Short exercise:
In the listing below, locate the lines that hold "code" and copy them.

━━━━━ Task material

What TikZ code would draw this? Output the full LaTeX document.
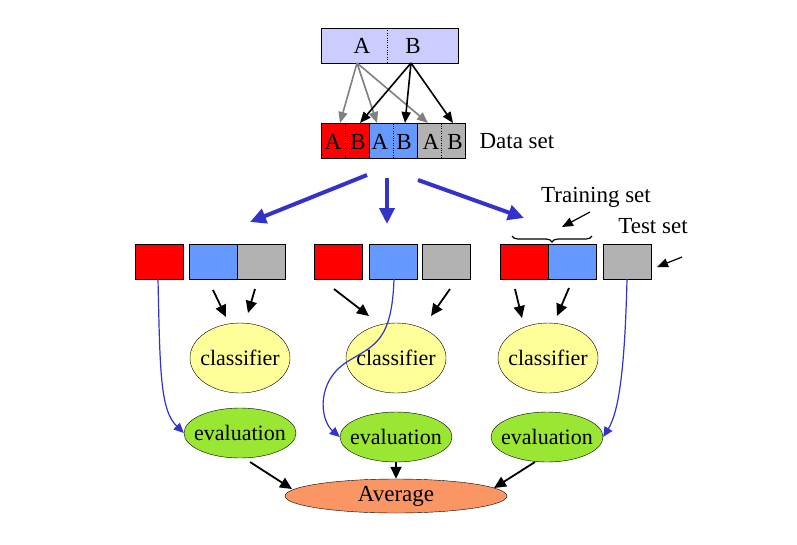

━━━━━━━━━━
━━━━━ Task material

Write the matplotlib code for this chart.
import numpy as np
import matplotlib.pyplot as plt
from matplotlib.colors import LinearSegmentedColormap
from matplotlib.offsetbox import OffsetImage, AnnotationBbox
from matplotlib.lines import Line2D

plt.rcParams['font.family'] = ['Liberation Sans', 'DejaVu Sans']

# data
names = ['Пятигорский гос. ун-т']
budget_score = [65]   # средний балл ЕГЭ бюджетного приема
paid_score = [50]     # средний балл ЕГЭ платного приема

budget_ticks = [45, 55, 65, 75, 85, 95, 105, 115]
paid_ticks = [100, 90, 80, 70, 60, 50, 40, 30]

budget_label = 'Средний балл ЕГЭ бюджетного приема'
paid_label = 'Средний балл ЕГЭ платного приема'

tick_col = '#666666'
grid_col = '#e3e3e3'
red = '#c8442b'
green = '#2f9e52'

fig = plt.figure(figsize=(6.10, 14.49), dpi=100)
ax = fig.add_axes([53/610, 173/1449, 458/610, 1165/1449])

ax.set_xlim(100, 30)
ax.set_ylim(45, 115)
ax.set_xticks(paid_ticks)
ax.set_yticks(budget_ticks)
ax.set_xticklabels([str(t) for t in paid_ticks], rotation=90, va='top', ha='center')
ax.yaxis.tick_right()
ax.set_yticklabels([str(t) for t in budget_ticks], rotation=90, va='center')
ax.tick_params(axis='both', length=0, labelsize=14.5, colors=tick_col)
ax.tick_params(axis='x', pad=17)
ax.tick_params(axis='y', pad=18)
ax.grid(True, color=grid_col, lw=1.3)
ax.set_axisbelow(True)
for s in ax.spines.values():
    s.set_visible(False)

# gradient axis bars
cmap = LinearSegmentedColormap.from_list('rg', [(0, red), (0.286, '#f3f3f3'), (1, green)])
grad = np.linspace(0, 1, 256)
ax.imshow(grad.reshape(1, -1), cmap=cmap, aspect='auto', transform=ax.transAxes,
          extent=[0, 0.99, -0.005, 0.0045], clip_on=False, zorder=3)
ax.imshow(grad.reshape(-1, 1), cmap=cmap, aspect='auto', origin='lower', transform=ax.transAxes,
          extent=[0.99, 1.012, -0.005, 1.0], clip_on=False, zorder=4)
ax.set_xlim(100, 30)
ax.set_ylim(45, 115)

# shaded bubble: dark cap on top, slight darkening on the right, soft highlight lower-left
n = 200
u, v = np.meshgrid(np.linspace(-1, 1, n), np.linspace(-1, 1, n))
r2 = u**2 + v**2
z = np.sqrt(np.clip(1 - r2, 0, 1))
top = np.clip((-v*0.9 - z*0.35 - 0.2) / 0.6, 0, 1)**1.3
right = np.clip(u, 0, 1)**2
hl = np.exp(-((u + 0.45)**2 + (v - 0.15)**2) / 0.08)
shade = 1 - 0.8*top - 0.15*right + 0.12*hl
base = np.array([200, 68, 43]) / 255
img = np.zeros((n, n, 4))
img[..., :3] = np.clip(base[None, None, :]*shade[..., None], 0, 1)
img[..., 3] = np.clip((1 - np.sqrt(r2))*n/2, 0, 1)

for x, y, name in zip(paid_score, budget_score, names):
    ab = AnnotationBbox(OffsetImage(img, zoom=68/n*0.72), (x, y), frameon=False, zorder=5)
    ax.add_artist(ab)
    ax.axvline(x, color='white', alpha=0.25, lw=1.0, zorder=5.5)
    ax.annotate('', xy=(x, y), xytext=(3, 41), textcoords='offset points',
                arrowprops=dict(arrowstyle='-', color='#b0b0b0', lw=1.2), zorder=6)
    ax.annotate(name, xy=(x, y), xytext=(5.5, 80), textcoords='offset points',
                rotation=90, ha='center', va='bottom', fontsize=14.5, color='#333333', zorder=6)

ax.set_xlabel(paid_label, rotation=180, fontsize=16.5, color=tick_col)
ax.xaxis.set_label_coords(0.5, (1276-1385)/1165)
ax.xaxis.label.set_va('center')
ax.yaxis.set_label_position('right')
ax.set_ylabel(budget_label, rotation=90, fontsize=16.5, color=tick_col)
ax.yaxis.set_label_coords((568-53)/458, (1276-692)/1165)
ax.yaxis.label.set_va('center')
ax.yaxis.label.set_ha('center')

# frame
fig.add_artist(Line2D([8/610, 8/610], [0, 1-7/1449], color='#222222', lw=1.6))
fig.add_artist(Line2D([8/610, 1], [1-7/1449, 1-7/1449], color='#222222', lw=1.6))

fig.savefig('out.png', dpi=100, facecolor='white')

━━━━━━━━━━

Result of this task:
What TikZ code would draw this? Output the full LaTeX document.
Write the matplotlib code for this chart.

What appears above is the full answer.